La lutte contre les discours haineux sur Internet ne peut être effective sans responsabiliser les plateformes.

La proposition de loi relative à la lutte contre la haine sur Internet comprend un dispositif complet qui protège les citoyens contre toutes les formes de haine ou de discrimination, notamment en y intégrant la notion « d’atteinte à la dignité de la personne humaine » suite à mon amendement en commission en première lecture.

Cet amendement a été suggéré par l’Association pour la Recherche et l’Archivage de la Mémoire Arménienne (ARAM). Le concept de « dignité de la personne humaine » est un principe à valeur constitutionnelle suite à la décision dite « Bioéthique » du 27 juillet 1994 formulée par le Conseil constitutionnel.

Dans une décision d’octobre 1995, le Conseil d’État rappelle que « le respect de la dignité de la personne humaine est une des composantes de l’ordre public ».

Une insatisfaction demeure : l’expression du négationnisme sur Internet est encore tolérée par le principe constitutionnel de liberté d’expression.

La réalité historique du Génocide des Arméniens de 1915 est régulièrement remise en cause sur Internet par des individus profitant de l’anonymat que procure Internet.

La négation et l’apologie des crimes de guerre et de crimes contre l’humanité est un combat commun pour nos démocraties.
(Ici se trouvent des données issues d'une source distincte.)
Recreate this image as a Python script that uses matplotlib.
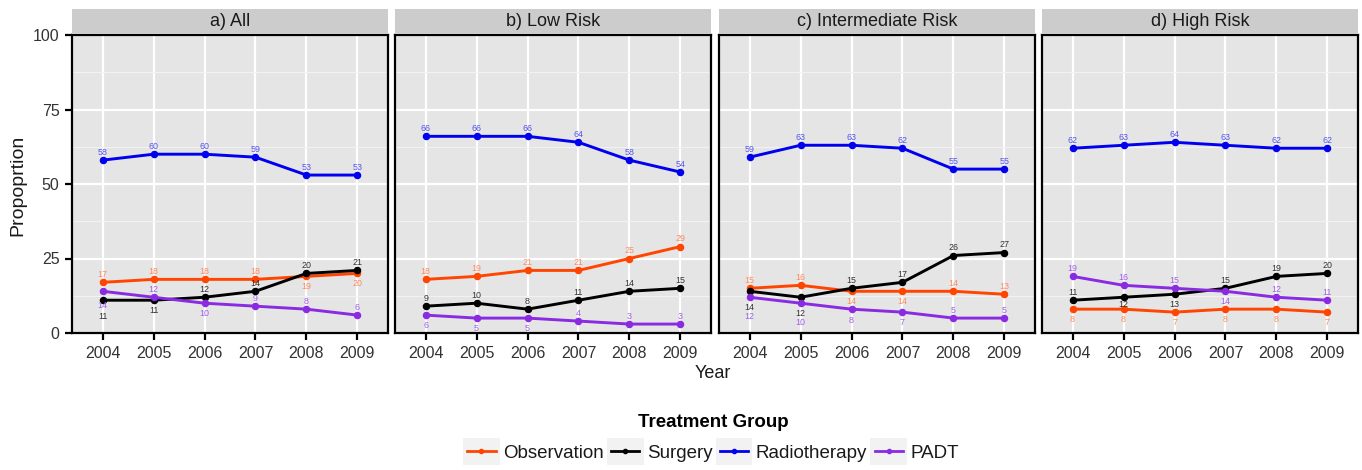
import matplotlib
matplotlib.use("Agg")
import matplotlib.pyplot as plt
import matplotlib.transforms as mtransforms
from matplotlib.legend_handler import HandlerLine2D
from matplotlib.patches import Rectangle
from matplotlib.lines import Line2D

plt.rcParams['font.family'] = ['Liberation Sans', 'DejaVu Sans']

years = [2004, 2005, 2006, 2007, 2008, 2009]
panels = ["a) All", "b) Low Risk", "c) Intermediate Risk", "d) High Risk"]
groups = ["Observation", "Surgery", "Radiotherapy", "PADT"]

observation = [[17, 18, 18, 18, 19, 20],
               [18, 19, 21, 21, 25, 29],
               [15, 16, 14, 14, 14, 13],
               [8, 8, 7, 8, 8, 7]]
surgery = [[11, 11, 12, 14, 20, 21],
           [9, 10, 8, 11, 14, 15],
           [14, 12, 15, 17, 26, 27],
           [11, 12, 13, 15, 19, 20]]
radiotherapy = [[58, 60, 60, 59, 53, 53],
                [66, 66, 66, 64, 58, 54],
                [59, 63, 63, 62, 55, 55],
                [62, 63, 64, 63, 62, 62]]
padt = [[14, 12, 10, 9, 8, 6],
        [6, 5, 5, 4, 3, 3],
        [12, 10, 8, 7, 5, 5],
        [19, 16, 15, 14, 12, 11]]

series = [observation, surgery, radiotherapy, padt]
colors = ["#FF4500", "#000000", "#0000EE", "#8A2BE2"]
label_colors = ["#FF8A60", "#333333", "#5555EE", "#A060E8"]

# label vertical placement (pixels, positive = below the point)
A, B, BB, BBB = -8, 10, 16, 19
label_pos = {
    0: [[A, A, A, A, B, B], [BB, B, A, A, A, A], [A] * 6, [BB - 2, A, B, A, A, A]],
    1: [[A] * 6, [A] * 6, [A] * 6, [B, B, B, A, A, A]],
    2: [[A, A, B, B, A, A], [BB, BB, A, A, A, A], [A] * 6, [BBB, BBB, B + 1, B, A, A]],
    3: [[B] * 6, [A, 7, B, A, A, A], [A] * 6, [A, A, A, B, A, A]],
}

W, H = 1362, 470
fig = plt.figure(figsize=(W / 100, H / 100), dpi=100)

panel_left = [72, 395, 719, 1042]
panel_w = 316
panel_top, panel_bot = 35, 333
strip_top = 9

for p in range(4):
    x0 = panel_left[p]
    ax = fig.add_axes([x0 / W, (H - panel_bot) / H, panel_w / W, (panel_bot - panel_top) / H])
    ax.set_facecolor("#E5E5E5")
    ax.set_xlim(2003.4, 2009.6)
    ax.set_ylim(0, 100)
    ax.set_xticks(years)
    ax.set_xticklabels([str(y) for y in years])
    ax.set_yticks([0, 25, 50, 75, 100])
    ax.set_yticks([12.5, 37.5, 62.5, 87.5], minor=True)
    ax.grid(True, which='major', color='white', lw=1.6, zorder=0)
    ax.grid(True, which='minor', axis='y', color='#F2F2F2', lw=0.8, zorder=0)
    ax.set_axisbelow(True)
    for s in ax.spines.values():
        s.set_color('black')
        s.set_linewidth(1.6)
    ax.tick_params(axis='both', which='major', length=5, width=1.6, color='black',
                   labelsize=11.5, labelcolor='#333333', pad=4)
    ax.tick_params(axis='both', which='minor', length=0)
    if p > 0:
        ax.tick_params(axis='y', which='major', length=0, labelleft=False)

    for g in range(4):
        vals = series[g][p]
        ax.plot(years, vals, color=colors[g], lw=2.1, marker='o', ms=4.4, zorder=3)
        for i, (x, v) in enumerate(zip(years, vals)):
            off = label_pos[p][g][i]
            tr = mtransforms.offset_copy(ax.transData, fig=fig, x=0, y=-off, units='dots')
            ax.text(x, v, str(v), transform=tr, ha='center', va='center',
                    fontsize=6.4, color=label_colors[g], zorder=4)

    sax = fig.add_axes([x0 / W, (H - panel_top + 1) / H, panel_w / W, (panel_top - 1 - strip_top) / H])
    sax.set_facecolor("#CCCCCC")
    sax.set_xticks([])
    sax.set_yticks([])
    for s in sax.spines.values():
        s.set_visible(False)
    sax.text(0.5, 0.48, panels[p], ha='center', va='center', fontsize=13,
             color='#1A1A1A', transform=sax.transAxes)

fig.text(18 / W, 1 - 185 / H, "Propoprtion", rotation=90, ha='center', va='center',
         fontsize=14, color='#1A1A1A')
fig.text(713 / W, 1 - 373 / H, "Year", ha='center', va='center', fontsize=13, color='#1A1A1A')


class KeyHandler(HandlerLine2D):
    def create_artists(self, legend, orig_handle, xdescent, ydescent, width, height, fontsize, trans):
        rect = Rectangle((-xdescent - 3, -ydescent - 5), width + 6, height + 10,
                         facecolor='#F2F2F2', edgecolor='none', transform=trans)
        arts = super().create_artists(legend, orig_handle, xdescent, ydescent, width, height, fontsize, trans)
        return [rect] + arts


handles = [Line2D([], [], color=colors[g], lw=2.0, marker='o', ms=3) for g in range(4)]
leg = fig.legend(handles, groups, loc='center', bbox_to_anchor=(713 / W, 1 - 438 / H),
                 ncol=4, frameon=False, fontsize=13.5, title="Treatment Group",
                 title_fontproperties={'weight': 'bold', 'size': 13.5},
                 handlelength=1.5, handletextpad=0.4, columnspacing=0.4,
                 handler_map={Line2D: KeyHandler()}, labelspacing=0.3)
for t in leg.get_texts():
    t.set_color('#1A1A1A')
leg._legend_box.sep = 10

fig.savefig("out.png", dpi=100)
Néanmoins, faut-il encore qu’une juridiction internationale ait acté que des crimes de génocide ont bien été commis à une époque donnée. Ce fut le cas pour la reconnaissance de la Shoah, mais pas pour le Génocide des Arméniens.

Rappelons ce qui a été réalisé par le législateur en France. Le 29 mai 1998, l’Assemblée nationale adoptait le principe suivant : « La France reconnaît publiquement le génocide arménien de 1915 ».

Ce principe devenait officiellement une loi de la République avec la loi n° 2001‑70 du 29 janvier 2001 relative à la reconnaissance du génocide des Arméniens de 1915.

Or, à l’heure actuelle, il y a une incohérence dans le dispositif juridique français : si la négation de la Shoah est pénalisée, il n’existe aucun moyen pour pénaliser la négation des autres crimes contre l’humanité et des crimes de génocide dont celui des Arméniens.

-Par une loi du 23 janvier 2012 réprimant la contestation de l’existence de tous les génocides reconnus par la loi, le législateur a prévu des sanctions pénales à l’encontre de ceux qui contesteraient ou minimiseraient de façon outrancière l’existence d’un crime de génocide défini par l’article 211‑1 du code pénal et reconnu comme tel par la loi française. Or, le Conseil constitutionnel, par une décision du 28 janvier 2012 a censuré cette loi qui portait selon lui une atteinte à l’exercice de la liberté d’expression et de communication.

-Par une loi du 27 janvier 2017, Egalité et citoyenneté, le législateur a voulu élargir une nouvelle fois l’incrimination du négationnisme. Cette loi permettait d’incriminer la négation du génocide arménien à partir de deux hypothèses :

-d’une part lorsqu’elle a donné lieu à une condamnation prononcée par une juridiction française ou internationale ;

-d’autre part lorsqu’elle a constitué une incitation à la violence ou à la haine à l’égard d’un groupe de personnes ou d’un membre d’un tel groupe défini par référence à la prétendue race, la couleur, la religion, l’ascendance ou l’origine nationale.

Même si le Conseil constitutionnel ne s’est pas prononcé sur la première hypothèse de négationnisme, il a censuré le texte au motif de la seconde hypothèse.

Rappelons que la qualification de génocide concernant les crimes subis par la population arménienne en 1915 et 1916 dans l’Empire ottoman et qui conduisit près d’1,5 millions de femmes, d’hommes et d’enfants à la mort ne fait l’objet d’aucune discussion par la communauté historique et scientifique.

Et pour cause, Raphaël Lemkin, juriste à l’origine du concept juridique de génocide a rappelé dès 1943 que la nécessité de créer une telle qualification juridique était justifiée pour caractériser les massacres des Arméniens de 1915 à 1923.

L’ouvrage récent de l’historien turc Taner Akçam, Ordres de tuer (CRNS Editions, 2020, 324 p.), établit enfin l’authenticité des ordres des autorités ottomanes pour la déportation et l’annihilation des Arméniens de l’empire dès 1915.